## STATED EXERCISE
Copy the records below exactly, starting at the line that contains "Write a component" and ending at the line that contains "187, 182, 180];"; leave out any pictures.

(Stored items)
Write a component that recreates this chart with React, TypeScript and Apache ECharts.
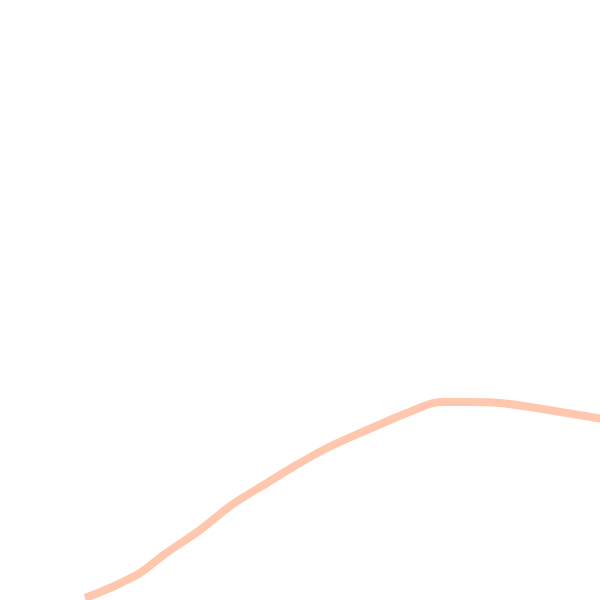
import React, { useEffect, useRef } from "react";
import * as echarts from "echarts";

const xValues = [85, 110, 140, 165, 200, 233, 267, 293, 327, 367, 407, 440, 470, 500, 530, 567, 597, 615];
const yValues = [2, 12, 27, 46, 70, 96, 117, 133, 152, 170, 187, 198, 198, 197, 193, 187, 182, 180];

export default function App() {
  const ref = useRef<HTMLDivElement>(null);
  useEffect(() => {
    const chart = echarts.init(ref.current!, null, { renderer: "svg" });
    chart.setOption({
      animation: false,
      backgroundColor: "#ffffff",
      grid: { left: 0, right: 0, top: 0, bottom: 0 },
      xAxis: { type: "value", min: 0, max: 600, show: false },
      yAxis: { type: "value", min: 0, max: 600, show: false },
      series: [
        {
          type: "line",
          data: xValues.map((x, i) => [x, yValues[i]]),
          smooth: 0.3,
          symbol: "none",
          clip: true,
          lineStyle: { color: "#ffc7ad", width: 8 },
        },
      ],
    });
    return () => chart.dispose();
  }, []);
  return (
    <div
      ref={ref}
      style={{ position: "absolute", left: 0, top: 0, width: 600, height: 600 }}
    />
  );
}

==

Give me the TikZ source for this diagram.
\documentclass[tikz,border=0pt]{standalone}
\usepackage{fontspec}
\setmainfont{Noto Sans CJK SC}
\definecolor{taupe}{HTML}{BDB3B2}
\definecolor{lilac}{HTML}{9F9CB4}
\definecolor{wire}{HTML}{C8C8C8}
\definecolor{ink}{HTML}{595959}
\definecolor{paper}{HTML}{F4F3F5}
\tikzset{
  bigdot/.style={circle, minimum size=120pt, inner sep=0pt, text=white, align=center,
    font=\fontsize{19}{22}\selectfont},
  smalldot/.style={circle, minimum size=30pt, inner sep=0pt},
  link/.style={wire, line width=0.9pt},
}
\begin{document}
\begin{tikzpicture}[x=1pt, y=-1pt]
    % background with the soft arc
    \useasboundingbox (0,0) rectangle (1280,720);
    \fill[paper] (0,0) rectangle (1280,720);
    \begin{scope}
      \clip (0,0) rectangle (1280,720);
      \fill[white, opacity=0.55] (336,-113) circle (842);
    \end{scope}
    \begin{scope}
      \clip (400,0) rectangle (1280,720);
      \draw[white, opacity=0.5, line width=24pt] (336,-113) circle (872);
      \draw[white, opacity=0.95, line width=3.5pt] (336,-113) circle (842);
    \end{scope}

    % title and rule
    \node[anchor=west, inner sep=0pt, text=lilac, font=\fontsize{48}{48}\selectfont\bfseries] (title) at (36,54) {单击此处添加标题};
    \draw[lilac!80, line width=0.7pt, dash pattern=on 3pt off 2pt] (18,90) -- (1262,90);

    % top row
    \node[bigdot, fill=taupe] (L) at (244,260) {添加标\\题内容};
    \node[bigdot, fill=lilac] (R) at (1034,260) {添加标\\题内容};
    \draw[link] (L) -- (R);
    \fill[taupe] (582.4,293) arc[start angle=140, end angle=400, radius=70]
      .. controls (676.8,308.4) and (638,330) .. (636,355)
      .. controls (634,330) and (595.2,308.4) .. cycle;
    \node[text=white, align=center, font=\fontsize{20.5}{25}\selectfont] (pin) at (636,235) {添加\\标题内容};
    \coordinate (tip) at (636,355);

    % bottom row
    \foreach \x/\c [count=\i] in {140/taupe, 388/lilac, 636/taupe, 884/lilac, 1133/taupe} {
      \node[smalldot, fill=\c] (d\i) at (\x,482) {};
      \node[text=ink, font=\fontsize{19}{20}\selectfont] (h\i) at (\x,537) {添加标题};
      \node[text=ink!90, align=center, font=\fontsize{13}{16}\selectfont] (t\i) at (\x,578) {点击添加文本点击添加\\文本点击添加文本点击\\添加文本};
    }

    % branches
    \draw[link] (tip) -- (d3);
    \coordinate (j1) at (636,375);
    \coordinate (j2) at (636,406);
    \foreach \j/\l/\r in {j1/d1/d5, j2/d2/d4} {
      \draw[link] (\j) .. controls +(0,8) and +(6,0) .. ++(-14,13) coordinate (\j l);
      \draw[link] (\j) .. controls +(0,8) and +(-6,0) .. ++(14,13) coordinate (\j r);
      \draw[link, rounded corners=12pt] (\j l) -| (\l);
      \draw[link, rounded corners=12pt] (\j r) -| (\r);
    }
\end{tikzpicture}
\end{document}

## PROBLEM SOLUTION
Write a component that recreates this chart with React, TypeScript and Apache ECharts.
import React, { useEffect, useRef } from "react";
import * as echarts from "echarts";

const xValues = [85, 110, 140, 165, 200, 233, 267, 293, 327, 367, 407, 440, 470, 500, 530, 567, 597, 615];
const yValues = [2, 12, 27, 46, 70, 96, 117, 133, 152, 170, 187, 198, 198, 197, 193, 187, 182, 180];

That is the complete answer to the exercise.